# Ti vs Ni



## j3321 (Nov 19, 2009)

Which one is cooler in your opinion? Which one creates the most interesting thoughts? The most useful? For what kinds of situations? etc.

Just curious if anyone had thoughts I'm doing some research.

Oh also which one is faster? I knew an INTJ and he tended to be a much slower thinker than me. I wondered if Ti was faster in some ways.


----------



## MensSuperMateriam (Jun 2, 2010)

j3321 said:


> Which one is cooler in your opinion? Which one creates the most interesting thoughts? The most useful? For what kinds of situations? etc.
> 
> Just curious if anyone had thoughts I'm doing some research.
> 
> Oh also which one is faster? I knew an INTJ and he tended to be a much slower thinker than me. I wondered if Ti was faster in some ways.


I'm not sure if this question makes sense. Ni is an "idea generator" (perception) but Ti isn't; the "idea generator" in an INTP is Ne (perception), not Ti (judgement). Ti is a "filter", the language for expressing these ideas, if you want, ordering the "chaos" that is inherent to Ne.

Being an INTP a Ti dom, the ideas and conclusions are "more perfect, well constructed" than is statistically usual in an Ne dom ENTP (but the last has brainstorms in higher frequency, could be more "creative"). But both of them use the same source of ideas, Ne.

Cooler? Every user with high self-steem will usually think that their dom (or aux) function is better. But as every valoration is subjective, the answers will be always irrelevant.

Interesting thoughts? It depends. If you associate "interesting" to "creative, original", then the answer will be Ne. As happens always comparing extroverted and introverted functions, introverted are deeper (go further) but narrower whereas extroverted are shallower but broader. Ne will consider more possibilites at the same time, so the probability of offering an original, innovative solution is higher. 
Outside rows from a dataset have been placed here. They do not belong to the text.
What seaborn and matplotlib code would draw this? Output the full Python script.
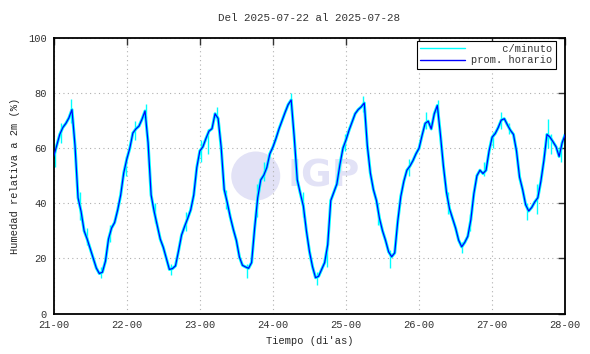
import matplotlib
matplotlib.use("Agg")
import matplotlib.pyplot as plt
from matplotlib.patches import Ellipse
import seaborn as sns
import numpy as np
import pandas as pd

# hourly mean relative humidity (%), hour 0 = day 21 00h
hum_day1 = [57, 61, 65, 67.5, 69, 71, 74, 61, 42, 37, 30, 27,
            23.5, 20, 16.5, 14.5, 15, 19, 27, 31, 33, 37.5, 43, 51]
hum_day2 = [56, 60, 65.5, 67, 68, 70.5, 73.5, 62, 43, 37, 32, 27,
            24, 20, 16, 16.3, 17.3, 22.7, 28.5, 31.6, 34.5, 37.6, 43, 53]
hum_day3 = [59, 60.5, 63.5, 66.2, 67.1, 72.5, 70.8, 60.4, 45, 40.3, 35, 30.5,
            26.5, 20.5, 17.5, 16.9, 16.4, 18.5, 31, 42, 48.5, 50.2, 53, 58]
hum_day4 = [60.4, 63.5, 67, 70, 73, 75.8, 77.5, 64, 48.5, 43.6, 39, 30,
            22.5, 17, 13, 13.5, 16, 18.5, 25, 41, 44, 47, 54, 60]
hum_day5 = [63, 66.5, 69.5, 72.5, 74, 75, 76.4, 61, 51, 45, 41, 34.5,
            30, 26.5, 22.4, 20.6, 22, 33.5, 42.5, 48, 52, 53.5, 55.5, 58]
hum_day6 = [60, 64.7, 69, 69.8, 67, 72.5, 75.5, 65, 53.5, 44, 38, 34.5,
            31, 26.6, 24.2, 25.8, 28, 34, 43.5, 50, 52, 50.8, 52, 59]
hum_day7 = [64, 65.3, 67.5, 70.2, 70.7, 68.5, 66.5, 65, 59, 49.5, 45, 39.5,
            37.2, 38.5, 40.5, 42, 48, 55.6, 65, 64, 62.3, 60.5, 57, 62, 65]

hourly = hum_day1 + hum_day2 + hum_day3 + hum_day4 + hum_day5 + hum_day6 + hum_day7
hours = np.arange(len(hourly))

# per-minute excursions visible around the hourly mean
spike_h = [0.3, 2.5, 5.6, 8.6, 10.8, 15.4, 18.6, 23.8, 26.8, 30.2, 33.2, 38.6,
           43.6, 48.4, 50.8, 53.6, 56.6, 63.4, 66.8, 69.2, 77.8, 82.0, 86.4,
           89.8, 95.6, 101.6, 106.6, 110.6, 116.8, 122.2, 126.2, 129.6, 134.2,
           136.8, 141.2, 144.2, 146.8, 149.4, 155.6, 158.6, 162.2, 163.4, 166.6]
spike_lo = [53, 62, 69, 34, 25, 13, 26, 50, 63, 71, 33, 14,
            30, 55, 58, 70, 38, 13, 35, 48, 74, 35, 10.5,
            17, 59, 73, 32, 16.5, 50, 67, 72, 36, 22,
            30, 50, 60, 67, 65, 34, 36, 60, 58, 55]
spike_hi = [60, 69, 78, 44, 31, 17, 32, 57, 70, 76, 40, 18,
            37, 63, 67, 75, 45, 18, 47, 55, 80, 44, 15,
            26, 65, 79, 40, 23, 56, 73, 77.5, 44, 26,
            36, 55, 66, 73, 69, 40, 47, 70.5, 65, 62]

day_labels = ["21-00", "22-00", "23-00", "24-00", "25-00", "26-00", "27-00", "28-00"]

df = pd.DataFrame({"hora": hours, "hum": hourly})

sns.set_theme(style="white")
plt.rcParams["font.family"] = ["Liberation Mono", "DejaVu Sans Mono"]
plt.rcParams["text.color"] = "#333333"

fig = plt.figure(figsize=(5.9, 3.54), dpi=100)
ax = fig.add_axes([0.091, 0.1144, 0.867, 0.7783])

# watermark
ax.add_patch(Ellipse((0.395, 0.499), 0.0958, 0.178, transform=ax.transAxes,
                     facecolor="#e2e2f6", edgecolor="none", zorder=0))
ax.text(0.528, 0.499, "IGP", transform=ax.transAxes, ha="center", va="center",
        fontsize=27, fontweight="bold", color="#e2e2f6",
        family="DejaVu Sans", zorder=0)

ax.vlines(spike_h, spike_lo, spike_hi, color="#00ffff", lw=1.0, zorder=2)
sns.lineplot(data=df, x="hora", y="hum", color="#00ffff", lw=2.2, ax=ax, zorder=2)
sns.lineplot(data=df, x="hora", y="hum", color="#0000ff", lw=0.9, ax=ax, zorder=3)

ax.set_xlim(0, 168)
ax.set_ylim(0, 100)
ax.set_xticks(np.arange(0, 169, 24))
ax.set_xticklabels(day_labels)
ax.set_yticks(np.arange(0, 101, 20))

ax.grid(True, color="#b0b0b0", linestyle=(0, (1, 3)), lw=0.8)
ax.tick_params(direction="in", length=5, width=1, top=True, right=True,
               labelsize=7.5, colors="#333333", pad=5)
for s in ax.spines.values():
    s.set_linewidth(1.3)
    s.set_color("black")

ax.set_xlabel("Tiempo (di'as)", fontsize=7.5, labelpad=4)
ax.set_ylabel("Humedad relativa a 2m (%)", fontsize=7.5, labelpad=6)
ax.set_title("Del 2025-07-22 al 2025-07-28", fontsize=7.8, pad=12)

h1, = ax.plot([], [], color="#00ffff", lw=1)
h2, = ax.plot([], [], color="#0000ff", lw=1.0)
leg = ax.legend([h1, h2], ["     c/minuto", "prom. horario"], loc="upper right",
                bbox_to_anchor=(0.981, 0.99), borderaxespad=0, fontsize=7.5,
                frameon=True, fancybox=False, framealpha=1, handlelength=4.3,
                handletextpad=0.6, borderpad=0.3, labelspacing=0.15)
leg.get_frame().set_edgecolor("black")
leg.get_frame().set_linewidth(0.8)

fig.savefig("out.png", dpi=100)
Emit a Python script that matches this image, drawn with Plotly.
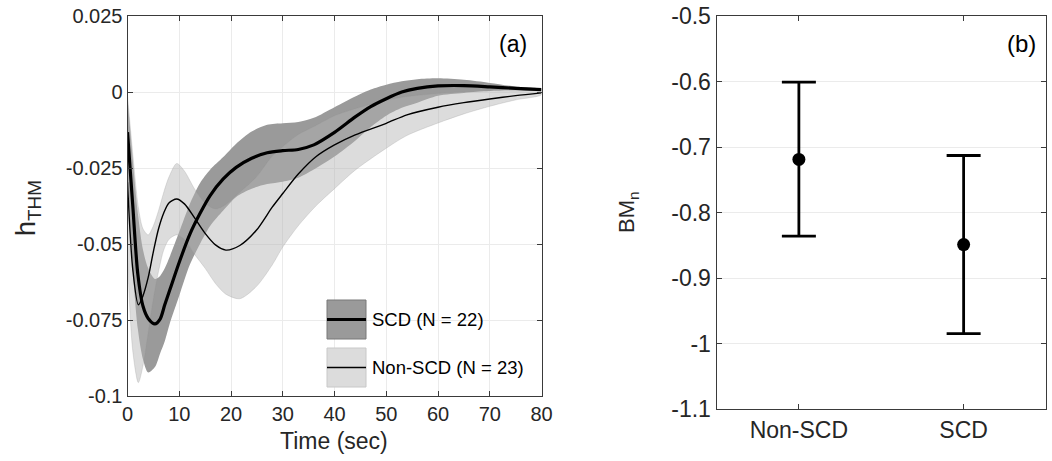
import plotly.graph_objects as go

# ---------------- data: panel (a) ----------------
t_scd = [0, 1, 2, 3, 4, 5.3, 6.3, 7.2, 8.2, 10, 12, 14, 16, 18.5, 21, 24, 27, 30,
         33, 36, 40, 44, 47, 50, 53, 56, 60, 65, 70, 75, 80]
scd_mean = [-0.0132, -0.037, -0.060, -0.0705, -0.0745, -0.0763, -0.0747, -0.0700,
            -0.0650, -0.0560, -0.0470, -0.0400, -0.0340, -0.0286, -0.0248, -0.0218,
            -0.0200, -0.0193, -0.0189, -0.0174, -0.0133, -0.0082, -0.0048, -0.0022,
            0.0000, 0.0012, 0.0020, 0.0021, 0.0017, 0.0012, 0.0008]
scd_upper = [-0.002, -0.022, -0.040, -0.052, -0.058, -0.0615, -0.0605, -0.058,
             -0.054, -0.046, -0.037, -0.030, -0.0255, -0.0214, -0.0170, -0.0130,
             -0.0108, -0.0103, -0.0099, -0.0085, -0.0050, -0.0015, 0.0008, 0.0024,
             0.0035, 0.0042, 0.0045, 0.0040, 0.0030, 0.0018, 0.0010]
scd_lower = [-0.025, -0.058, -0.078, -0.088, -0.0923, -0.0905, -0.086, -0.082,
             -0.076, -0.067, -0.057, -0.050, -0.044, -0.039, -0.0345, -0.0318,
             -0.0303, -0.0295, -0.0282, -0.0255, -0.0212, -0.0160, -0.0115, -0.0078,
             -0.0052, -0.0035, -0.0012, -0.0003, 0.0003, 0.0005, 0.0006]

t_non = [0, 1, 2.1, 3, 4, 5, 6, 7, 8, 9.5, 11, 13, 15, 17, 19, 21.7, 24.9, 28, 30,
         33, 36.4, 40, 44, 50, 54, 60, 65, 70, 75, 80]
non_mean = [-0.0297, -0.058, -0.0700, -0.067, -0.061, -0.0525, -0.045, -0.0398,
            -0.0365, -0.0352, -0.0368, -0.0415, -0.0465, -0.0503, -0.0520, -0.0505,
            -0.0455, -0.0378, -0.0334, -0.0270, -0.0213, -0.0174, -0.0141, -0.0103,
            -0.0075, -0.0050, -0.0035, -0.0023, -0.0012, -0.0003]
non_upper = [-0.001, -0.020, -0.038, -0.045, -0.047, -0.044, -0.039, -0.033,
             -0.028, -0.0235, -0.026, -0.032, -0.0365, -0.0385, -0.037, -0.033,
             -0.028, -0.021, -0.018, -0.014, -0.011, -0.0078, -0.0055, -0.0028,
             -0.0015, -0.0005, 0.0, 0.0002, 0.0003, 0.0003]
non_lower = [-0.055, -0.085, -0.0956, -0.090, -0.079, -0.068, -0.059, -0.052,
             -0.0485, -0.0470, -0.0485, -0.0535, -0.058, -0.063, -0.0665, -0.068,
             -0.064, -0.0568, -0.051, -0.044, -0.0375, -0.0318, -0.0257, -0.0185,
             -0.0143, -0.0102, -0.0072, -0.0047, -0.0026, -0.0009]

x_ticks_a = [0, 10, 20, 30, 40, 50, 60, 70, 80]
y_ticks_a = [0.025, 0, -0.025, -0.05, -0.075, -0.1]
y_labels_a = ["0.025", "0", "-0.025", "-0.05", "-0.075", "-0.1"]

# ---------------- data: panel (b) ----------------
groups = ["Non-SCD", "SCD"]
bm_mean = [-0.719, -0.849]
bm_upper = [-0.601, -0.713]
bm_lower = [-0.836, -0.985]
y_ticks_b = [-0.5, -0.6, -0.7, -0.8, -0.9, -1.0, -1.1]
y_labels_b = ["-0.5", "-0.6", "-0.7", "-0.8", "-0.9", "-1", "-1.1"]

legend_labels = ["SCD (N = 22)", "Non-SCD (N = 23)"]

# ---------------- figure ----------------
W, H = 1052, 461
FONT = "Liberation Sans, Arial, Helvetica, sans-serif"
TXT = "#262626"
AX = "#3a3a3a"
GRID = "#ebebeb"


def px(x):
    return x / W


def py(y):
    return 1 - y / H


DARK_FILL = "rgb(154,154,154)"
LIGHT_FILL = "rgba(178,178,178,0.46)"

fig = go.Figure()

fig.add_trace(go.Scatter(
    x=t_scd + t_scd[::-1], y=scd_upper + scd_lower[::-1],
    fill="toself", fillcolor=DARK_FILL, mode="lines",
    line=dict(width=0, shape="spline", smoothing=0.8, color=DARK_FILL),
    hoverinfo="skip", xaxis="x", yaxis="y"))
fig.add_trace(go.Scatter(
    x=t_non + t_non[::-1], y=non_upper + non_lower[::-1],
    fill="toself", fillcolor=LIGHT_FILL, mode="lines",
    line=dict(width=0.7, shape="spline", smoothing=0.8, color="rgba(150,150,150,0.35)"),
    hoverinfo="skip", xaxis="x", yaxis="y"))
fig.add_trace(go.Scatter(
    x=t_non, y=non_mean, mode="lines",
    line=dict(width=1.4, color="black", shape="spline", smoothing=0.8),
    xaxis="x", yaxis="y"))
fig.add_trace(go.Scatter(
    x=t_scd, y=scd_mean, mode="lines",
    line=dict(width=3.2, color="black", shape="spline", smoothing=0.8),
    xaxis="x", yaxis="y"))

err_plus = [u - m for u, m in zip(bm_upper, bm_mean)]
err_minus = [m - l for m, l in zip(bm_mean, bm_lower)]
fig.add_trace(go.Scatter(
    x=groups, y=bm_mean, mode="markers",
    marker=dict(size=13, color="black"),
    error_y=dict(type="data", symmetric=False, array=err_plus, arrayminus=err_minus,
                 thickness=2.8, width=17, color="black"),
    xaxis="x2", yaxis="y2"))

axis_common = dict(showline=True, linecolor=AX, linewidth=1, mirror="ticks",
                   ticks="inside", ticklen=5, tickcolor=AX, zeroline=False,
                   automargin=False)

fig.update_layout(
    width=W, height=H, margin=dict(l=0, r=0, t=0, b=0, autoexpand=False),
    paper_bgcolor="white", plot_bgcolor="white", showlegend=False,
    font=dict(family=FONT, color=TXT, size=19),
    xaxis=dict(domain=[px(127.5), px(541.5)], range=[0, 80], tickvals=x_ticks_a,
               showgrid=True, gridcolor=GRID, anchor="y",
               tickfont=dict(size=20, color=TXT), **axis_common),
    yaxis=dict(domain=[py(396), py(16)], range=[-0.1, 0.025], tickvals=y_ticks_a,
               ticktext=y_labels_a, showgrid=True, gridcolor=GRID, anchor="x",
               tickfont=dict(size=20, color=TXT), **axis_common),
    xaxis2=dict(domain=[px(716.5), px(1046)], range=[-0.5, 1.5], type="category",
                categoryorder="array", categoryarray=groups,
                showgrid=False, anchor="y2", tickfont=dict(size=23, color=TXT),
                **axis_common),
    yaxis2=dict(domain=[py(409), py(16)], range=[-1.1, -0.5], tickvals=y_ticks_b,
                ticktext=y_labels_b, showgrid=True, gridcolor=GRID, anchor="x2",
                tickfont=dict(size=23, color=TXT), **axis_common),
)

shapes = []
boxes = [(300, 339, DARK_FILL, "rgb(120,120,120)", 3.2, legend_labels[0]),
         (348, 387, "rgb(220,220,220)", "rgb(200,200,200)", 1.4, legend_labels[1])]
annotations = []
for y0, y1, fc, lc, lw, lab in boxes:
    shapes.append(dict(type="rect", xref="paper", yref="paper",
                       x0=px(327), x1=px(366), y0=py(y1), y1=py(y0),
                       fillcolor=fc, line=dict(color=lc, width=1), layer="above"))
    ym = (y0 + y1) / 2
    shapes.append(dict(type="line", xref="paper", yref="paper",
                       x0=px(327), x1=px(366), y0=py(ym), y1=py(ym),
                       line=dict(color="black", width=lw), layer="above"))
    annotations.append(dict(text=lab, xref="paper", yref="paper", x=px(370), y=py(ym),
                            xanchor="left", yanchor="middle", showarrow=False,
                            font=dict(size=18.5, color="black", family=FONT)))

annotations += [
    dict(text="(a)", xref="paper", yref="paper", x=px(529), y=py(44), xanchor="right",
         yanchor="middle", showarrow=False, font=dict(size=23, color="black", family=FONT)),
    dict(text="(b)", xref="paper", yref="paper", x=px(1038), y=py(44), xanchor="right",
         yanchor="middle", showarrow=False, font=dict(size=24, color="black", family=FONT)),
    dict(text="Time (sec)", xref="paper", yref="paper", x=px(334), y=py(441),
         xanchor="center", yanchor="middle", showarrow=False,
         font=dict(size=23, color=TXT, family=FONT)),
    dict(text="h<sub>THM</sub>", xref="paper", yref="paper", x=px(28), y=py(208),
         xanchor="center", yanchor="middle", textangle=-90, showarrow=False,
         font=dict(size=27, color=TXT, family=FONT)),
    dict(text="BM<sub>n</sub>", xref="paper", yref="paper", x=px(628), y=py(212),
         xanchor="center", yanchor="middle", textangle=-90, showarrow=False,
         font=dict(size=22, color=TXT, family=FONT)),
]
fig.update_layout(shapes=shapes, annotations=annotations)

fig.write_html(
    "out.html",
    config={"displayModeBar": False},
    post_script="document.body.style.margin='0';document.body.style.padding='0';"
                "document.body.style.overflow='hidden';",
)
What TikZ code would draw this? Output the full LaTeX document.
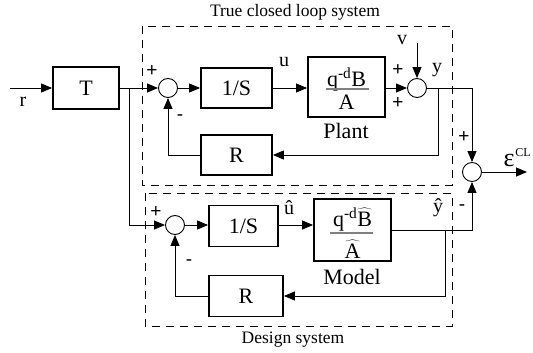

But Ni has a property that I admire a lot, the capacity of changing the "meaning" of a item. Well, the lower capacity of an NTP for doing this is not the problem of Ne, but the associated Ti which uses temporally fixed concepts (while evaluating, later could change). As Ti uses fixed concepts, it is more difficult for an NTP change the meaning or the point of view of a concrete situation. Ni can find easier the positive in the negative, finding advantages in the apparent difficulties. This is a disadvantage of the TiNe pair.

TiNe has an advantage over NiTe: for evaluating (deciding if something is true) NiTe uses Te, which depends on the external world, whereas Ti has a "innate" capacity for seeing if something is true or not, or if there is something inconsistent in an apparent truth. For example, all of us see the Sun "orbiting" around the Earth; an external "proof" of what happens. Doubting about that "evidence" and adopting a heliocentric position *by a consistent reasoning* would be easier for a Ti user, despite of the "inmediate evidence", when the heliocentric theory emerged. Te is satisfied by the "apparent truth", whereas Ti seeks "the purest truth".

Finding logical inconsistencies, errors in a reasoning, Ni is worse than Ti (a case in which these functions can be compared). Ti is "programmed with the finest logic rules", whereas the capacity of change meanings could make Ni falling in a "made-to-measure" truth (could easier see things in the wanted way). 

About usefulness, it depends on the task. If you're playing chess, a Ni dom would probably be better because can think further in the game, Ni is superior in any strategization; making inventions Ne would be better, etc.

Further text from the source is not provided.